Thank you, Henry. In closing, we're pleased with the strong second quarter performance and the momentum we are carrying into the second half of the year. We're continuing to see growing demand for BlackSky's differentiated space-based intelligence solutions. Our Gen-3 constellation remains on track to deliver the transformative solutions our customers are demanding. Using the power of our very high resolution imagery, combined with high-frequency monitoring, and automated AI analytics, we built and continue to grow a strong customer base with some of the most important organizations in the world and are getting ready to unlock our next phase of growth as we begin to introduce Gen-3 capabilities later this year. This concludes our remarks for the call and we'll now take your questions.

Operator

Operator

We will now begin the question-and-answer session. [Operator Instructions] Your first question comes from the line of Greg Burns with Sidoti & Co. Please go ahead.

Greg Burns

Analyst

Morning. I was just hoping to get a little bit more color on the imagery and software growth that you saw this quarter. It was down a little bit sequentially. So, I just wanted to get a better understanding of maybe how much of that revenue is take-or-pay versus more variable consumption-based? Like why would it decline sequentially? And then how should we think about like maybe the cadence of growth over the balance of the remainder of the year? thank you.

Brian O'Toole

Analyst

Yes, thanks Greg for your question. I think if you look back historically you've seen a step-up in imagery and analytics revenues, typically, in the second half of the year. That's primarily been driven by the timing of budget cycles and renewals. And so that's why you're still seeing the strong year-over-year growth, but some of the flatter performance in the first couple of quarters. I will note that another key aspect of this is as we continue to add more customers, they tend to start out with smaller pilot projects and grow over time. So, that's historically how we've performed and as you can see year-over-year, we're continuing to grow that line and that's what's driving our high-margin business and driving the EBITDA performance right to the bottom-line.

Greg Burns

Analyst

And then with the GDMP vehicle that you mentioned, is that incremental? I always thought that your contracts with the NRO were kind of umbrella for the government and for government agencies to procure through that. Is this separate and incremental? Or a part of that an extension of that? How does that work?

Brian O'Toole

Analyst

It is separate and incremental. One thing to note is the EOCL contract is for imagery. The marketplace can be for a broad set of services which include analytics and other services. So it's a new sales channel for us. We're excited that this marketplace is providing a fast and flexible platform to streamline delivery of capability to a whole new set of customers. So as I mentioned in my remarks, this is in the early days of this type of marketplace. So we're excited in the potential where that can go.

Greg Burns

Analyst

All right. And then when we're thinking about the launch cadence for the Gen-3s, is it going to be one satellite that's launched? Or is there going to be multiple satellites launched at one time? And can you just remind us about the cadence to getting the satellite tested and operational? Like what's the time frame between launch and maybe it starting to generate revenue?

Brian O'Toole

Analyst

Yeah. The first few satellites will go up on separate launches. Typically, for a new satellite like this the commissioning time is about 60 days. As we get through that then we'll move into a steady cadence of launches from there. As a reminder, if you look at our performance in deploying our Gen-2 constellation after we got the first couple up there and operational, we were doing multiple satellites per launch and we reduced the commissioning time down to under 24 hours to bring those satellites into operation. So we're anticipating the same type of cadence and commissioning performance with Gen-3s.

Greg Burns

Analyst

Thank you.

Operator

Operator

Your next question comes from the line of Edison Yu with Deutsche Bank. Please go ahead.

Edison Yu

Analyst · Deutsche Bank. Please go ahead.
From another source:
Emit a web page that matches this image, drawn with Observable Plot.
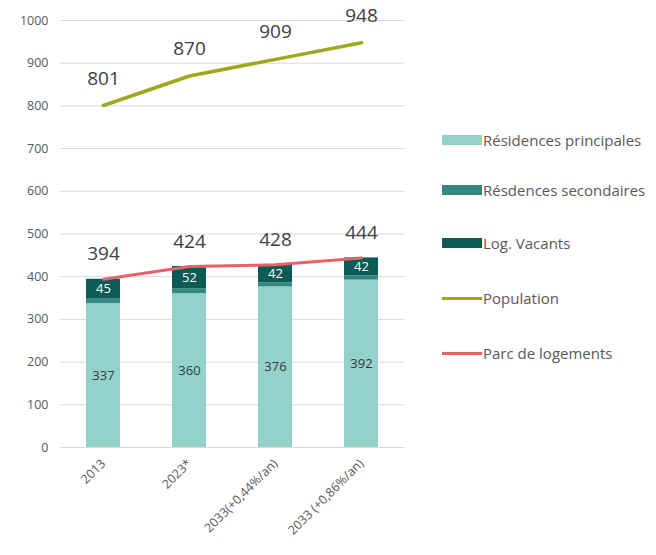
<!DOCTYPE html>
<html>
<head>
<meta charset="utf-8">
<script src="https://cdn.jsdelivr.net/npm/d3@7"></script>
<script src="https://cdn.jsdelivr.net/npm/@observablehq/plot@0.6"></script>
<style>
  body { margin: 0; background: #fff; font-family: "Open Sans", sans-serif; }
  #wrap { position: relative; width: 656px; height: 555px; overflow: hidden; }
  #chart { position: absolute; left: 0; top: 0; }
  .leg { position: absolute; left: 442px; display: flex; align-items: center; font-size: 15px; color: #595959; white-space: nowrap; }
  .sw { width: 40px; margin-right: 1px; }
</style>
</head>
<body>
<div id="wrap"><div id="chart"></div><div id="legend"></div></div>
<script>
const categories = ["2013", "2023*", "2033(+0,44%/an)", "2033 (+0,86%/an)"];
const seriesNames = ["Résidences principales", "Résdences secondaires", "Log. Vacants"];
const principales = [337, 360, 376, 392];
const secondaires = [12, 12, 10, 10];
const vacants = [45, 52, 42, 42];
const population = [801, 870, 909, 948];
const parc = [394, 424, 428, 444];
const seriesColors = ["#93d2cb", "#33887f", "#0c5c55"];
const popColor = "#9caa1c";
const parcColor = "#e9616b";

const stacked = [];
categories.forEach((c, i) => {
  stacked.push({cat: c, series: seriesNames[0], value: principales[i], label: String(principales[i]), tc: "#3a3a3a"});
  stacked.push({cat: c, series: seriesNames[1], value: secondaires[i], label: "", tc: "#fff"});
  stacked.push({cat: c, series: seriesNames[2], value: vacants[i], label: String(vacants[i]), tc: "#fff"});
});
const popData = categories.map((c, i) => ({cat: c, v: population[i]}));
const parcData = categories.map((c, i) => ({cat: c, v: parc[i]}));

const chart = Plot.plot({
  width: 420,
  height: 555,
  marginTop: 20,
  marginBottom: 108,
  marginLeft: 60,
  marginRight: 15,
  style: {fontFamily: "Open Sans, sans-serif", background: "transparent"},
  x: {domain: categories, paddingInner: 0.6, paddingOuter: 0.3, label: null, tickSize: 0, tickRotate: -45, tickPadding: 14},
  y: {domain: [0, 1000], ticks: d3.range(0, 1001, 100), tickFormat: d => String(d), label: null, tickSize: 0, tickPadding: 12, grid: false},
  color: {domain: seriesNames, range: seriesColors},
  marks: [
    Plot.ruleY(d3.range(0, 1001, 100), {stroke: "#d9d9d9", strokeWidth: 1}),
    Plot.barY(stacked, Plot.stackY({x: "cat", y: "value", fill: "series", order: seriesNames})),
    Plot.text(stacked, Plot.stackY({x: "cat", y: "value", z: "series", order: seriesNames, text: "label", fill: "tc", fontSize: 13})),
    Plot.line(popData, {x: "cat", y: "v", stroke: popColor, strokeWidth: 3.5}),
    Plot.text(popData, {x: "cat", y: "v", text: d => String(d.v), dy: -27, fontSize: 19, fill: "#404040"}),
    Plot.line(parcData, {x: "cat", y: "v", stroke: parcColor, strokeWidth: 3}),
    Plot.text(parcData, {x: "cat", y: "v", text: d => String(d.v), dy: -25, fontSize: 19, fill: "#404040"})
  ]
});
chart.querySelectorAll("g[aria-label$='tick label']").forEach(g => { g.setAttribute("font-size", "12.5"); g.setAttribute("fill", "#595959"); });
document.getElementById("chart").appendChild(chart);

const legendItems = [
  {name: seriesNames[0], color: seriesColors[0], type: "rect", y: 140},
  {name: seriesNames[1], color: seriesColors[1], type: "rect", y: 190},
  {name: seriesNames[2], color: seriesColors[2], type: "rect", y: 243},
  {name: "Population", color: popColor, type: "line", y: 298},
  {name: "Parc de logements", color: parcColor, type: "line", y: 353}
];
const leg = document.getElementById("legend");
legendItems.forEach(it => {
  const row = document.createElement("div");
  row.className = "leg";
  row.style.top = (it.y - 10) + "px";
  row.style.height = "20px";
  const sw = document.createElement("div");
  sw.className = "sw";
  sw.style.background = it.color;
  sw.style.height = it.type === "rect" ? "10px" : "3px";
  row.appendChild(sw);
  const t = document.createElement("span");
  t.textContent = it.name;
  row.appendChild(t);
  leg.appendChild(row);
});
</script>
</body>
</html>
Hey. Good morning. Thanks for taking our questions. First of all, I just wanted to follow up on the third gen. Do you have any sense of how much of the backlog is tied to any sort of capabilities on Gen-3? I think the backlog is $200-plus million at least as of the last quarter.

Brian O'Toole

Analyst · Deutsche Bank. Please go ahead.

Edison, thanks for your question. Yeah, a significant amount of that backlog is tied to Gen-3. Also as a reminder, our EOCL contract which is a $1 billion 10-year contract is heavily backloaded on Gen-3 services as well. But also, we continue to close subscription deals and have actually just renewed another year under EOCL of our Gen-2 capability. So we're excited about what Gen-3 will unlock, but we're also on a nice trajectory and continuing our growth through Gen-2.

Edison Yu

Analyst · Deutsche Bank. Please go ahead.

Understood. Any updates on when you think the NGA to Luno A could get awarded?

Brian O'Toole

Analyst · Deutsche Bank. Please go ahead.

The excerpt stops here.